CAN'T LIVE WITHOUT YOU

"My God. Could this place get any nastier?"

Turning to the door, Randy Orton grimaced. The last thing he needed was to hear her whiney little voice. "What do you want?"

Without a real invitation, Brooke Leland let herself into the cluttered apartment and trailed her manicured finger over the back of the couch. "What? No kiss?" she asked, her brown eyes wide as she watched him, feigning innocence.

"I thought I took your key away," he spat, setting his cereal bowl on the end table next to the couch before he stood, his arms crossed over his broad chest.

Brooke shrugged and kept walking toward the bathroom. "You gave it back," she called over her shoulder. With the door open, she dropped her form-fitting jeans to her ankles and sat on the toilet. "So clearly you haven't been using your off-time to clean."

He was pretty sure that his anger management counselor wouldn't condone the thoughts running through his head.
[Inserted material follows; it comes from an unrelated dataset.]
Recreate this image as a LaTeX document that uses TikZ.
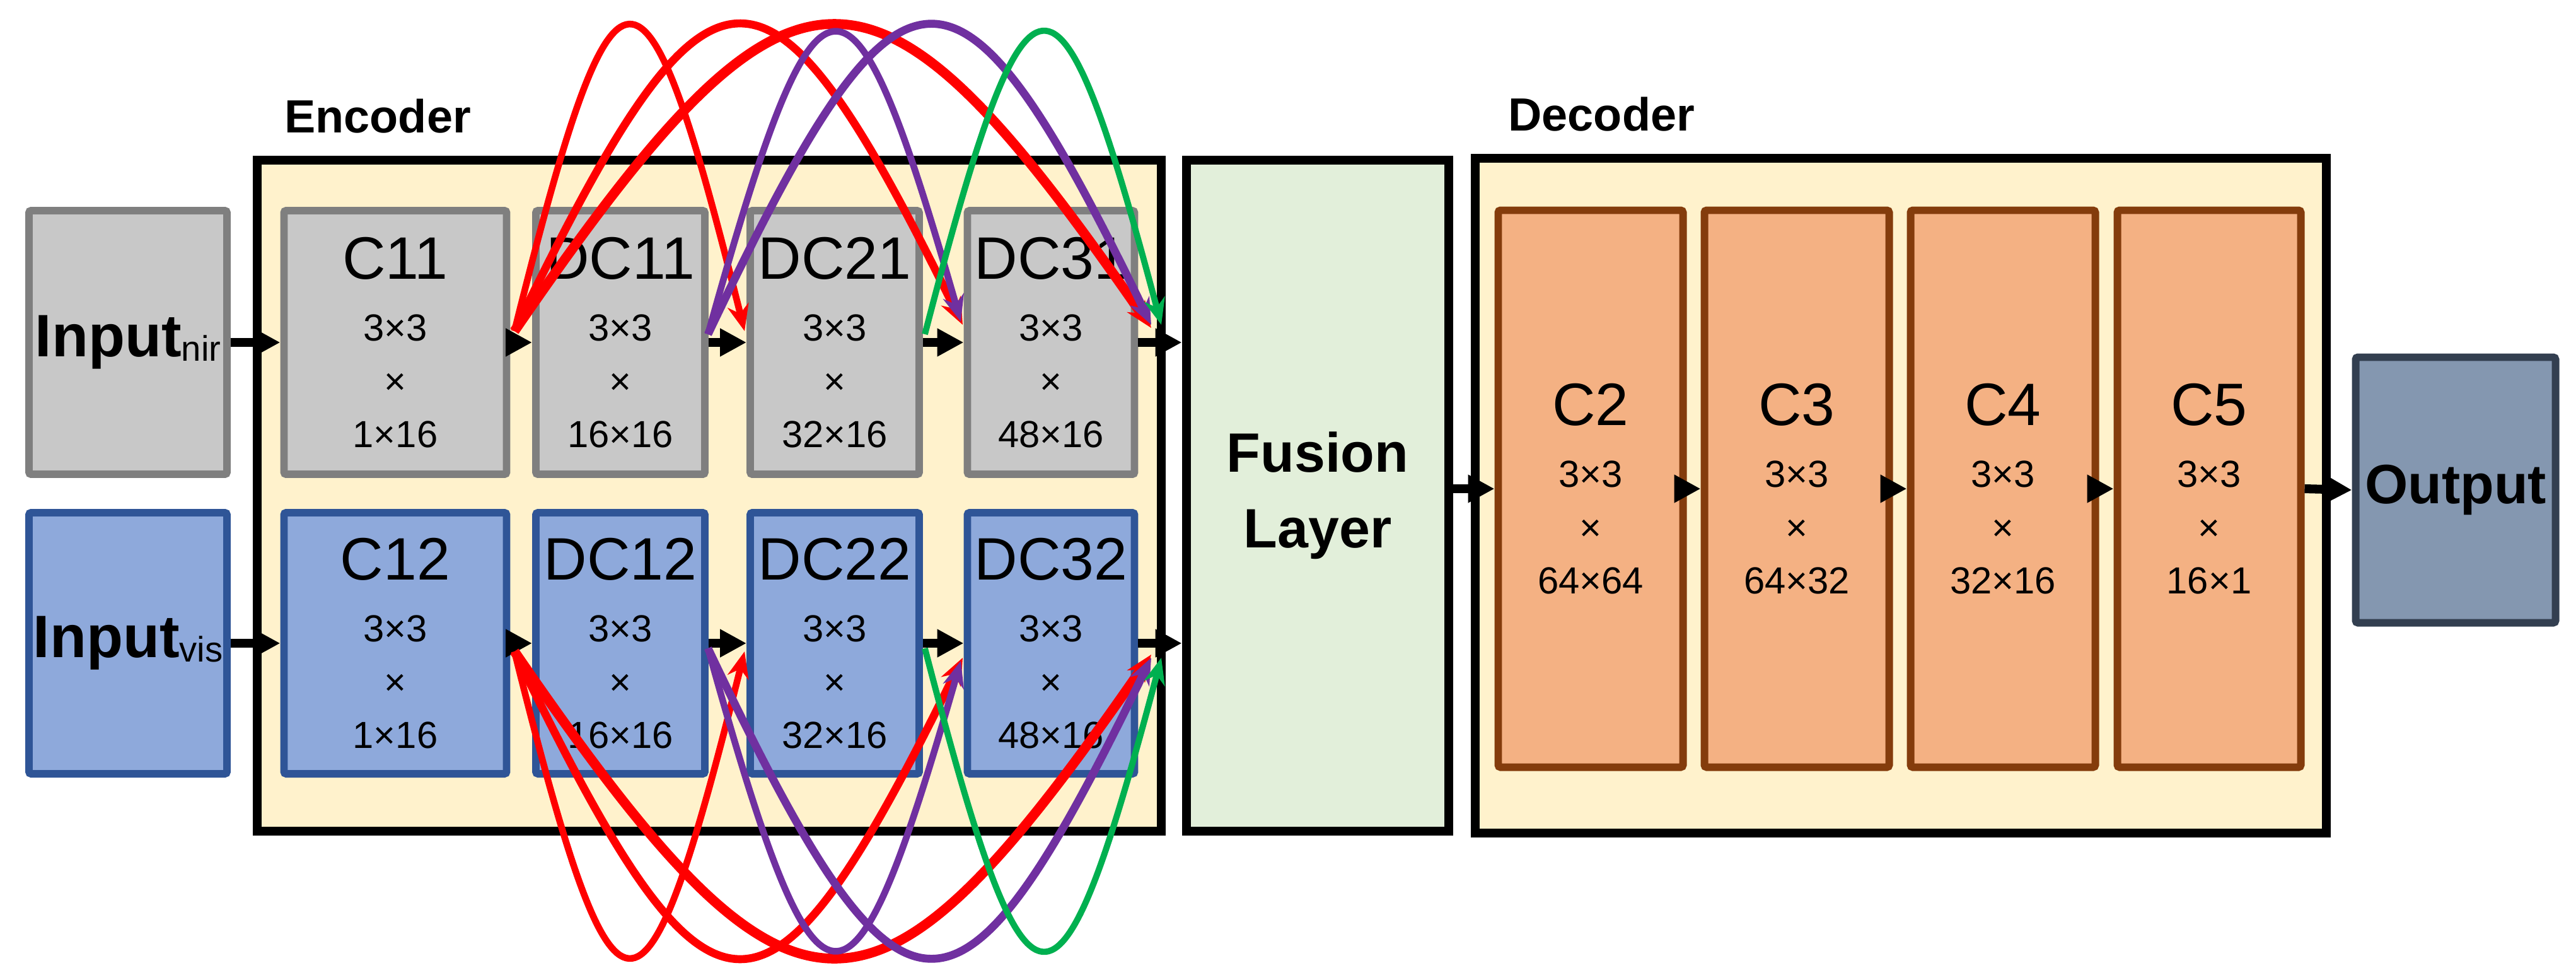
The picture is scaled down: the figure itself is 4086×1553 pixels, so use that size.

The judicial system probably wouldn't condone the things he wanted to do with her at the moment. And he was sure that his mother would not condone the things he was about to say.

Walking past the bathroom without so much as a glance inside, Randy moved toward the refrigerator and helped himself to a beer. They had talked about using alcohol as a help tool during his therapy. He wasn't supposed to be using any substance to make confrontation easier. But desparate times called for desparate measures, and if anything reaked of desparation, it was Brooke Leland.
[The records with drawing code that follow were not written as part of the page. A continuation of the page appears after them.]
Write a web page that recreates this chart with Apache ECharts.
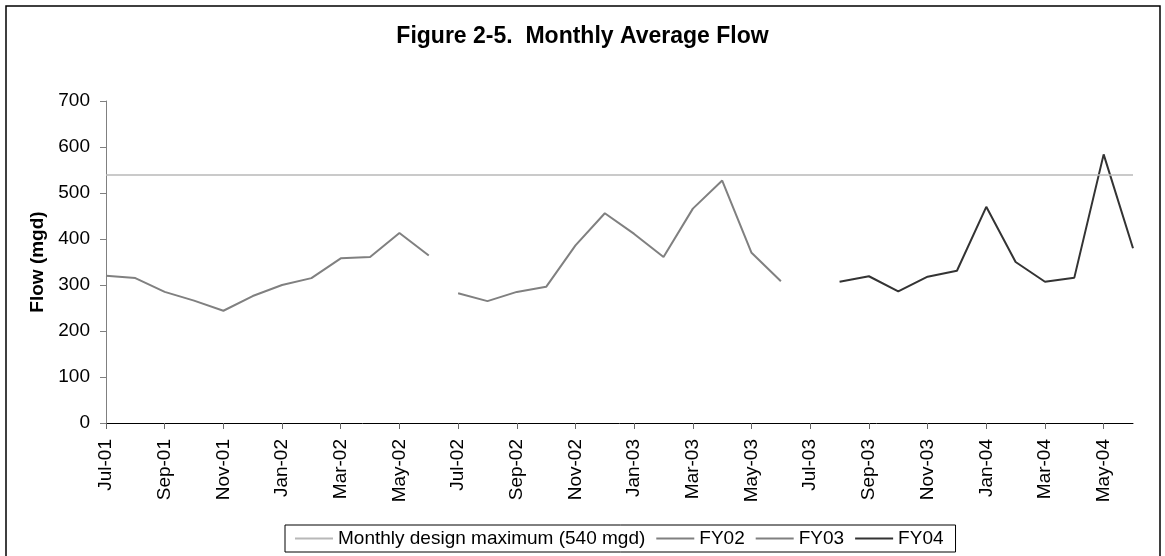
<!DOCTYPE html>
<html>
<head>
<meta charset="utf-8">
<script src="https://cdn.jsdelivr.net/npm/echarts@6/dist/echarts.min.js"></script>
<style>
  html, body { margin: 0; padding: 0; background: #fff; }
  #chart-panel { width: 1165px; height: 556px; }
</style>
</head>
<body>
<div id="chart-panel"></div>
<script>
var months = [
    'Jul-01', 'Aug-01', 'Sep-01', 'Oct-01', 'Nov-01', 'Dec-01',
    'Jan-02', 'Feb-02', 'Mar-02', 'Apr-02', 'May-02', 'Jun-02',
    'Jul-02', 'Aug-02', 'Sep-02', 'Oct-02', 'Nov-02', 'Dec-02',
    'Jan-03', 'Feb-03', 'Mar-03', 'Apr-03', 'May-03', 'Jun-03',
    'Jul-03', 'Aug-03', 'Sep-03', 'Oct-03', 'Nov-03', 'Dec-03',
    'Jan-04', 'Feb-04', 'Mar-04', 'Apr-04', 'May-04', 'Jun-04'
];

var designMax = 540;

// one value per month, null outside the fiscal year
var fy02 = [320, 315, 285, 266, 244, 276, 300, 315, 358, 361, 413, 364,
    null, null, null, null, null, null, null, null, null, null, null, null,
    null, null, null, null, null, null, null, null, null, null, null, null];

var fy03 = [null, null, null, null, null, null, null, null, null, null, null, null,
    282, 265, 285, 296, 386, 456, 411, 361, 466, 527, 370, 308,
    null, null, null, null, null, null, null, null, null, null, null, null];

var fy04 = [null, null, null, null, null, null, null, null, null, null, null, null,
    null, null, null, null, null, null, null, null, null, null, null, null,
    null, 307, 319, 286, 318, 331, 470, 350, 307, 316, 584, 380];

var yTicks = { min: 0, max: 700, interval: 100 };

var font = 'Liberation Sans, Arial, sans-serif';
var myChart = echarts.init(document.getElementById('chart-panel'));

myChart.setOption({
    backgroundColor: '#fff',
    animation: false,
    title: {
        text: 'Figure 2-5.  Monthly Average Flow',
        left: 'center',
        top: 20,
        textStyle: { fontFamily: font, fontSize: 23, fontWeight: 'bold', color: '#000' }
    },
    graphic: [{
        type: 'rect',
        shape: { x: 6, y: 6, width: 1154, height: 556 },
        style: { fill: 'none', stroke: '#000', lineWidth: 1.5 },
        silent: true
    }],
    legend: {
        bottom: 4,
        left: 285,
        padding: [4, 12, 4, 10],
        borderColor: '#000',
        borderWidth: 1,
        icon: 'rect',
        itemWidth: 38,
        itemHeight: 2,
        itemGap: 11,
        textStyle: { fontFamily: font, fontSize: 19, color: '#000' },
        data: ['Monthly design maximum (540 mgd)', 'FY02', 'FY03', 'FY04']
    },
    grid: {
        left: 106,
        right: 32,
        top: 101,
        bottom: 133,
        containLabel: false,
        outerBoundsMode: 'none'
    },
    xAxis: {
        type: 'category',
        data: months,
        boundaryGap: false,
        axisLine: { lineStyle: { color: '#000', width: 1 } },
        axisTick: { interval: 1, length: 6, lineStyle: { color: '#666' } },
        axisLabel: {
            interval: 1,
            rotate: 90,
            margin: 16,
            fontFamily: font,
            fontSize: 19,
            color: '#000'
        },
        splitLine: { show: false }
    },
    yAxis: {
        type: 'value',
        min: yTicks.min,
        max: yTicks.max,
        interval: yTicks.interval,
        name: 'Flow (mgd)',
        nameLocation: 'middle',
        nameGap: 55,
        nameTextStyle: { fontFamily: font, fontSize: 19, fontWeight: 'bold', color: '#000' },
        axisLine: { show: true, lineStyle: { color: '#808080', width: 1 } },
        axisTick: { show: true, length: 6, lineStyle: { color: '#808080' } },
        axisLabel: { margin: 16, fontFamily: font, fontSize: 19, color: '#000' },
        splitLine: { show: false }
    },
    series: [
        {
            name: 'Monthly design maximum (540 mgd)',
            type: 'line',
            data: [],
            symbol: 'none',
            itemStyle: { color: '#b8b8b8' },
            lineStyle: { color: '#b8b8b8', width: 1.5 },
            markLine: {
                silent: true,
                symbol: 'none',
                label: { show: false },
                lineStyle: { color: '#b8b8b8', width: 1.5, type: 'solid' },
                data: [{ yAxis: designMax }]
            }
        },
        {
            name: 'FY02',
            type: 'line',
            data: fy02,
            symbol: 'none',
            itemStyle: { color: '#808080' },
            lineStyle: { color: '#808080', width: 2 }
        },
        {
            name: 'FY03',
            type: 'line',
            data: fy03,
            symbol: 'none',
            itemStyle: { color: '#808080' },
            lineStyle: { color: '#808080', width: 2 }
        },
        {
            name: 'FY04',
            type: 'line',
            data: fy04,
            symbol: 'none',
            itemStyle: { color: '#333' },
            lineStyle: { color: '#333', width: 2 }
        }
    ]
});
</script>
</body>
</html>
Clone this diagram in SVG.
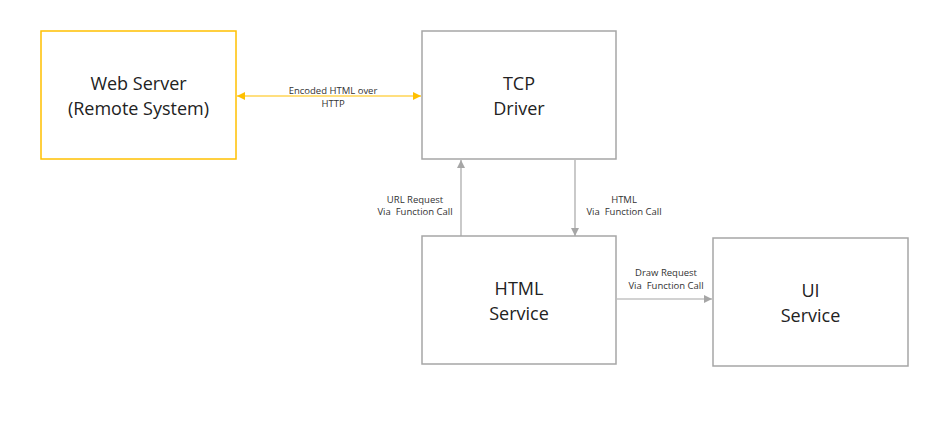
<svg xmlns="http://www.w3.org/2000/svg" width="948" height="423" viewBox="0 0 948 423">
<style>
.box{fill:#fff;stroke:#A6A6A6;stroke-width:1.5}
.orange{stroke:#FFC000}
.t{font-family:"Open Sans","Liberation Sans",sans-serif;font-size:18px;fill:#222;text-anchor:middle}
.s{font-family:"Open Sans","Liberation Sans",sans-serif;font-size:9.5px;fill:#333;text-anchor:middle;white-space:pre}
.c{fill:none;stroke:#A6A6A6;stroke-width:1.2}
.co{fill:none;stroke:#FFC000;stroke-width:1.2}
</style>
<defs>
<marker id="ag" viewBox="0 0 10 10" refX="10" refY="5" markerWidth="8" markerHeight="8" markerUnits="userSpaceOnUse" orient="auto-start-reverse"><path d="M0,0 L10,5 L0,10 z" fill="#A6A6A6"/></marker>
<marker id="ao" viewBox="0 0 10 10" refX="10" refY="5" markerWidth="8" markerHeight="8" markerUnits="userSpaceOnUse" orient="auto-start-reverse"><path d="M0,0 L10,5 L0,10 z" fill="#FFC000"/></marker>
</defs>
<rect width="948" height="423" fill="#fff"/>
<g id="connectors">
<line class="co" x1="237" y1="96" x2="421" y2="96" marker-start="url(#ao)" marker-end="url(#ao)"/>
<text class="s" x="333" y="94">Encoded HTML over</text>
<text class="s" x="333" y="107">HTTP</text>
<line class="c" x1="461" y1="236" x2="461" y2="160" marker-end="url(#ag)"/>
<text class="s" x="415" y="203">URL Request</text>
<text class="s" x="415" y="215" xml:space="preserve">Via  Function Call</text>
<line class="c" x1="575" y1="160" x2="575" y2="236" marker-end="url(#ag)"/>
<text class="s" x="624" y="203">HTML</text>
<text class="s" x="624" y="215" xml:space="preserve">Via  Function Call</text>
<line class="c" x1="617" y1="299" x2="712" y2="299" marker-end="url(#ag)"/>
<text class="s" x="666" y="276">Draw Request</text>
<text class="s" x="666" y="289" xml:space="preserve">Via  Function Call</text>
</g>
<g id="web-server">
<rect class="box orange" x="41" y="31" width="195" height="128"/>
<text class="t" x="138.5" y="90">Web Server</text>
<text class="t" x="138.5" y="115">(Remote System)</text>
</g>
<g id="tcp-driver">
<rect class="box" x="422" y="31" width="194" height="128"/>
<text class="t" x="519" y="90">TCP</text>
<text class="t" x="519" y="115">Driver</text>
</g>
<g id="html-service">
<rect class="box" x="422" y="236" width="194" height="128"/>
<text class="t" x="519" y="295">HTML</text>
<text class="t" x="519" y="320">Service</text>
</g>
<g id="ui-service">
<rect class="box" x="713" y="238" width="195" height="128"/>
<text class="t" x="810.5" y="297">UI</text>
<text class="t" x="810.5" y="322">Service</text>
</g>
</svg>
For more than three years, she had been his partner in crime. His passion and his fury. His face and his heel. She was his muse, for better, but more often, for worse. She had offered him his first joint, gotten him into his first fight, and spent his first night in jail with him.
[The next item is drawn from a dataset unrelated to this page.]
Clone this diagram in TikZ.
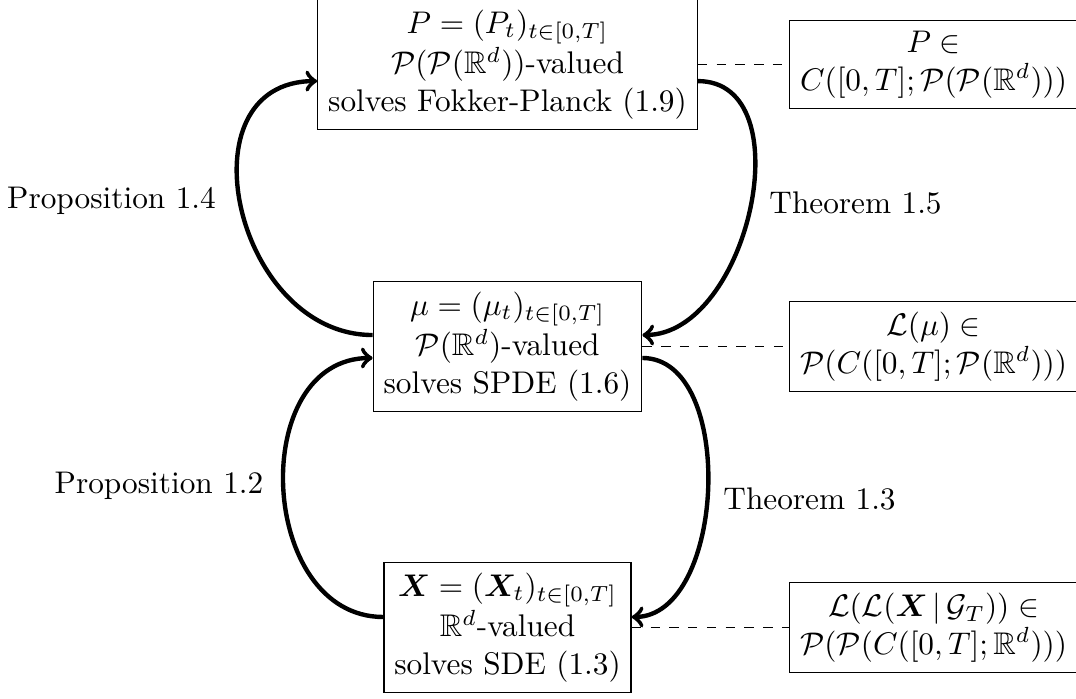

He hated her more than he had ever hated anyone. But he couldn't seem to stay away. Because for all of the headaches and the pain and the irritation she provided, there was something addictive about Brooke Leland.

The flush of the toilet was followed by a slam of the bathroom door. When Randy turned, Brooke was standing at the end of the kitchen island, her hands on her hips. "I take the time out of my busy schedule to come all the way over here and you're just gonna ignore me? What the fuck is that about, Orton?"

Rolling his eyes, Randy turned and matched her pose with his hands on his hips. "First of all," he started, holding her gaze with a steady one of his own. "You live two blocks over. And I don't know what this bull shit about a busy schedule is. You don't have a fucking job, Brooke."

She huffed as though she was about to throw a tantrum, and then shrugged. "I have a job, Orton," she corrected. "I run a lucrative business out of my home."

"Right," he nodded sarcastically. "I forgot about the little webcam thing."

If there was anything that set Brooke off, it was the insinuation that her website was not a real job. "That 'little webcam thing' happened to net me over three hundred grand last year, smartass," she corrected, helping herself to a beer from the fridge. "Seriously, dude," she perused the dishes in the sink. "You need to get a maid."

"Would you lay off the fucking mess?" Randy finally snapped. "Jesus Christ! I haven't been through enough lately? I can't get thirty seconds of rest in my own fucking home?"

His outburst made Brooke laugh, her ruby red lips parting as she tilted her head back. "You're such a drama queen," she sighed, moving back into the living room.

When he joined her, she was splayed against his couch, her puma-clad feet propped on the coffee table. "Get your feet off the table. Jesus! Were you born in a barn?"

Brooke withdrew her feet and sat up, allowing him room to flop next to her. "Callin' the good Lord's name a lot today, Orton. What happened? You find some religion at Bad Mood camp?"

He smiled and leaned forward, pulling on the hidden drawer under the coffee table. Withdrawing a small wooden box, he took rolling papers and a baggie and laid them out. "Religion doesn't really suit me," he reminded her, sprinkling a generous amount of pot down the middle of the paper.

"What does suit you?" Brooke asked coyly, leaning close to him as he moved the paper toward his lips. Gripping his wrist, she guided the joint to her own mouth and licked it seductively.

Randy shook the shiver running down his spine as he rolled the cigarette carefully and waited for her to light it. "What do you think?" he challenged, holding the joint between his fingers as he passed it to her.

Brushing his fingers with her own, Brooke smiled and took a long drag, puffing her lips as she held the smoke. Their eyes held each other's gaze, dancing an intimate tango that no one could ever hope to figure out. As she parted her lips, a thick cloud of smoke escaping the confines of her mouth. "I think it's been too fucking long."

During his two months in Georgia, he had resolved to cut her out of his life. He had too many dreams that hadn't come true yet, too much left to accomplish. She was his albatross. He had told his counselor that he knew Brooke would be the death of everything he had envisioned for himself.

But even recalling all of that couldn't stop him from grabbing an ashtray from the coffee table and taking her hand, leading her toward the bedroom. If it was true - if loving her killed him - at least he knew he would die exhausted and satisfied.